Zechariah and Shama’a had to live through things no one should ever have to live through.
Despite all their hardship, they stayed together for 91 years.
And what’s even more amazing is that they are still in love almost a century later.
Both Zechariah and Shama’a were orphaned when they were children and left without mothers.
“We both grew up as orphans. He was motherless, and so was I,” Shama’a told BBC.
So, as was practiced with most orphans in their native Yemen, they were married at an extremely young age.
Zechariah was 12 and Shama’a was 10.
This was so that they would have a better chance of staying within the Jewish community and not marrying others outside their faith.
Unfortunately, child marriage is still something that occurs in Yemen today.
As of 2022, there was no minimum age for marriage in Yemen, according to the Borgen Project.
The Sharia Legislative Committee has repeatedly overruled efforts to set a marriage age at 17 and above saying it is “un-Islamic.”
Reports of children as young as 12 being married were coming out of Yemen in 2020.
Despite being pressured into marriage by people who weren’t their parents, they had no other support besides each other.
“We didn’t lick honey in life. We suffered,” Shama’a told the BBC. “There was no worse suffering than we had experienced.

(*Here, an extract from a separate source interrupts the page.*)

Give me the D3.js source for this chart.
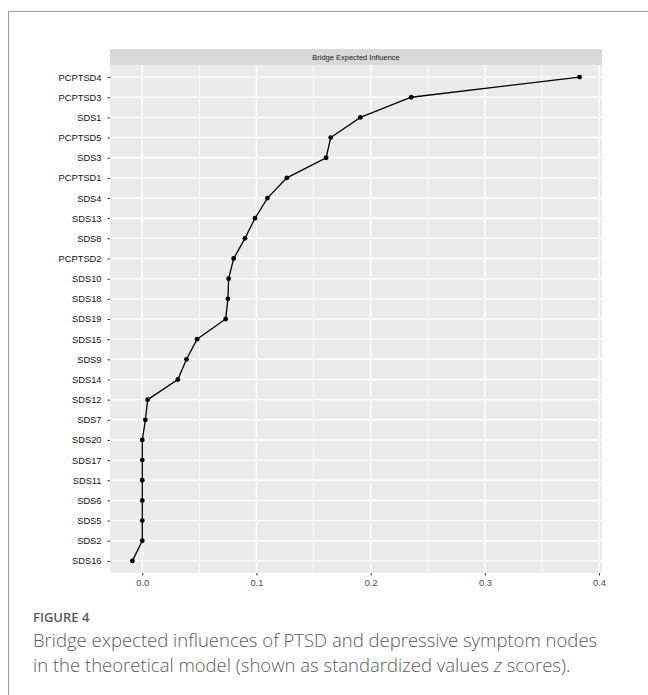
<!DOCTYPE html>
<html>
<head>
<meta charset="utf-8">
<script src="https://cdn.jsdelivr.net/npm/d3@7"></script>
<style>
  body { margin: 0; background: #fff; }
  svg { display: block; }
</style>
</head>
<body>
<div id="chart"></div>
<script>
// nodes listed top to bottom, as drawn
let nodes = ['PCPTSD4', 'PCPTSD3', 'SDS1', 'PCPTSD5', 'SDS3', 'PCPTSD1', 'SDS4', 'SDS13',
  'SDS8', 'PCPTSD2', 'SDS10', 'SDS18', 'SDS19', 'SDS15', 'SDS9', 'SDS14', 'SDS12',
  'SDS7', 'SDS20', 'SDS17', 'SDS11', 'SDS6', 'SDS5', 'SDS2', 'SDS16']
let values = [0.383, 0.2355, 0.191, 0.165, 0.161, 0.1266, 0.1096, 0.0987,
  0.0899, 0.080, 0.0756, 0.0750, 0.073, 0.048, 0.0387, 0.0311, 0.0047,
  0.0027, 0.0, 0.0, 0.0, 0.0, 0.0, 0.0, -0.0087]
let xTicks = [0, 0.1, 0.2, 0.3, 0.4]
let xMinor = [0.05, 0.15, 0.25, 0.35]
let stripTitle = 'Bridge Expected Influence'
let figLabel = 'FIGURE 4'
let captionLines = [
  'Bridge expected influences of PTSD and depressive symptom nodes',
  'in the theoretical model (shown as standardized values ',
]

let W = 648, H = 695
let panel = { left: 110, right: 602, top: 65, bottom: 573 }

let svg = d3.select('#chart').append('svg')
  .attr('width', W).attr('height', H)

// figure frame
svg.append('path')
  .attr('d', `M8.5,${H + 5}V11.5H${W + 5}`)
  .attr('fill', 'none')
  .attr('stroke', '#9a9a9a')
  .attr('stroke-width', 1)

let data = nodes.map((n, i) => ({ node: n, value: values[i] }))

// ggplot style 5% expansion
let ext = d3.extent(values)
let pad = (ext[1] - ext[0]) * 0.05
let x = d3.scaleLinear()
  .domain([ext[0] - pad, ext[1] + pad])
  .range([panel.left, panel.right])

let y = d3.scalePoint()
  .domain(nodes)
  .range([panel.top, panel.bottom])
  .padding(0.6)

// strip
svg.append('rect')
  .attr('x', panel.left).attr('y', 49)
  .attr('width', panel.right - panel.left).attr('height', panel.top - 49)
  .attr('fill', '#d9d9d9')
svg.append('text')
  .text(stripTitle)
  .attr('x', (panel.left + panel.right) / 2)
  .attr('y', 57)
  .attr('text-anchor', 'middle')
  .attr('dominant-baseline', 'central')
  .attr('font-family', 'Liberation Sans, Arial, sans-serif')
  .attr('font-size', 7.5)
  .attr('fill', '#1a1a1a')

// panel background
svg.append('rect')
  .attr('x', panel.left).attr('y', panel.top)
  .attr('width', panel.right - panel.left).attr('height', panel.bottom - panel.top)
  .attr('fill', '#ebebeb')

let grid = svg.append('g')
grid.selectAll('.minor')
  .data(xMinor)
  .enter().append('line')
  .attr('x1', d => x(d)).attr('x2', d => x(d))
  .attr('y1', panel.top).attr('y2', panel.bottom)
  .attr('stroke', '#fff').attr('stroke-width', 0.8)
grid.selectAll('.vmajor')
  .data(xTicks)
  .enter().append('line')
  .attr('x1', d => x(d)).attr('x2', d => x(d))
  .attr('y1', panel.top).attr('y2', panel.bottom)
  .attr('stroke', '#fff').attr('stroke-width', 1.4)
grid.selectAll('.hmajor')
  .data(nodes)
  .enter().append('line')
  .attr('x1', panel.left).attr('x2', panel.right)
  .attr('y1', d => y(d)).attr('y2', d => y(d))
  .attr('stroke', '#fff').attr('stroke-width', 1.4)

// axes
let yAxis = svg.append('g')
  .attr('transform', `translate(${panel.left},0)`)
  .call(d3.axisLeft(y).tickSize(2.5).tickPadding(6))
let xAxis = svg.append('g')
  .attr('transform', `translate(0,${panel.bottom})`)
  .call(d3.axisBottom(x).tickValues(xTicks).tickFormat(d3.format('.1f')).tickSize(2.5).tickPadding(4))

;[yAxis, xAxis].forEach(a => {
  a.select('.domain').remove()
  a.selectAll('.tick line').attr('stroke', '#333').attr('stroke-width', 1)
  a.selectAll('.tick text')
    .attr('font-family', 'Liberation Sans, Arial, sans-serif')
    .attr('font-size', 9.3)
})
yAxis.selectAll('.tick text').attr('fill', '#111')
xAxis.selectAll('.tick text').attr('fill', '#4d4d4d')

// line + points
let line = d3.line().x(d => x(d.value)).y(d => y(d.node))
svg.append('path')
  .datum(data)
  .attr('d', line)
  .attr('fill', 'none')
  .attr('stroke', '#000')
  .attr('stroke-width', 1.3)

svg.selectAll('.pt')
  .data(data)
  .enter().append('circle')
  .attr('class', 'pt')
  .attr('cx', d => x(d.value))
  .attr('cy', d => y(d.node))
  .attr('r', 2.4)
  .attr('fill', '#000')

// caption
svg.append('text')
  .text(figLabel)
  .attr('x', 33).attr('y', 622)
  .attr('font-family', 'Open Sans, sans-serif')
  .attr('font-size', 13)
  .attr('font-weight', 600)
  .attr('fill', '#5a5a5a')

let cap = svg.append('g')
  .attr('font-family', 'Open Sans, sans-serif')
  .attr('font-size', 18.5)
  .attr('font-weight', 300)
  .attr('fill', '#5a5a5a')
cap.append('text').attr('x', 33).attr('y', 647).text(captionLines[0])
let l2 = cap.append('text').attr('x', 33).attr('y', 672)
l2.append('tspan').text(captionLines[1])
l2.append('tspan').attr('font-style', 'italic').text('z')
l2.append('tspan').text(' scores).')
</script>
</body>
</html>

There is none.”
The children and married couple were forced to fend for themselves.
“We had no house we cleaned a donkey’s barn and lived in it,” Shama’a said.

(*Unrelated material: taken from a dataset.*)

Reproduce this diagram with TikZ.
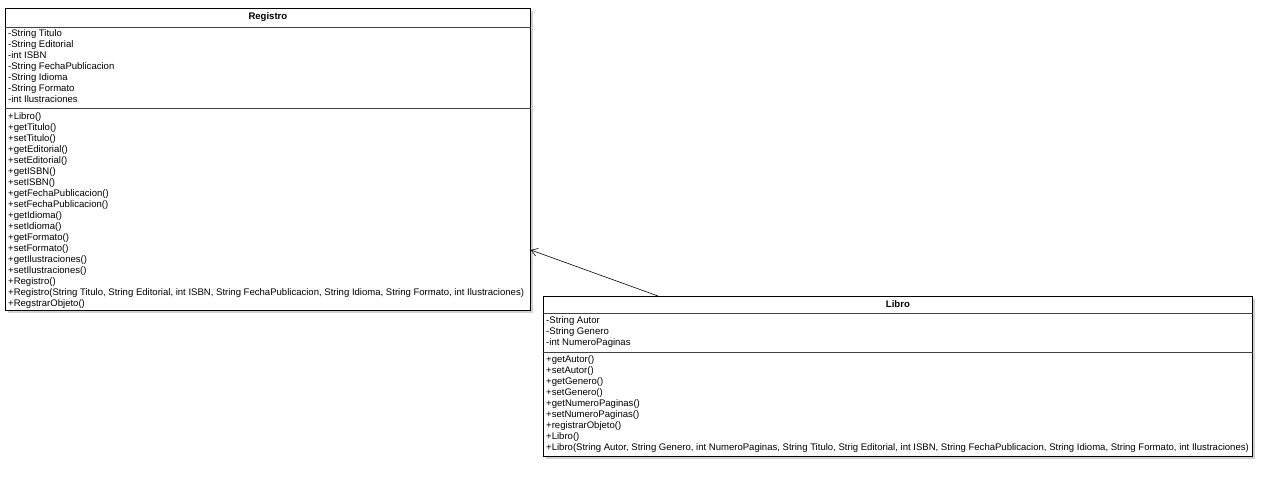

They survived by cleaning out a barn that they slept in.
They were able to escape Yemen in 1948 to escape the persecution of Jews and moved to Israel when they were in their mid to late 20s when the country was founded.
They built their family in Israel and had 11 children
. They have a total of 64 grandchildren and great-grandchildren.
“One, two, three. I already can’t remember how many there were. There were many,” Zechariah said.
He considers himself to be very blessed to have married his wife.
He is grateful for the many years they’ve spent together and the big family they were able to build.
“God sent her to me. I was lucky to win her. Women flocked to me like a herd of sheep, but I didn’t take any of them,” Zechariah said. “Remember this is the first and last woman that I married and I never threw her out.”
Shama’a had to shush her husband at this point in the article.
She says the marriage has been a pleasant one for her.
“Together many years without fighting. Happy to spend our lives together,” she said.
Zechariah says he hopes that they will never have to spend time apart.
“God protected us all the way and let the two of us die together,” he said. “May God protect you and give you a good life.”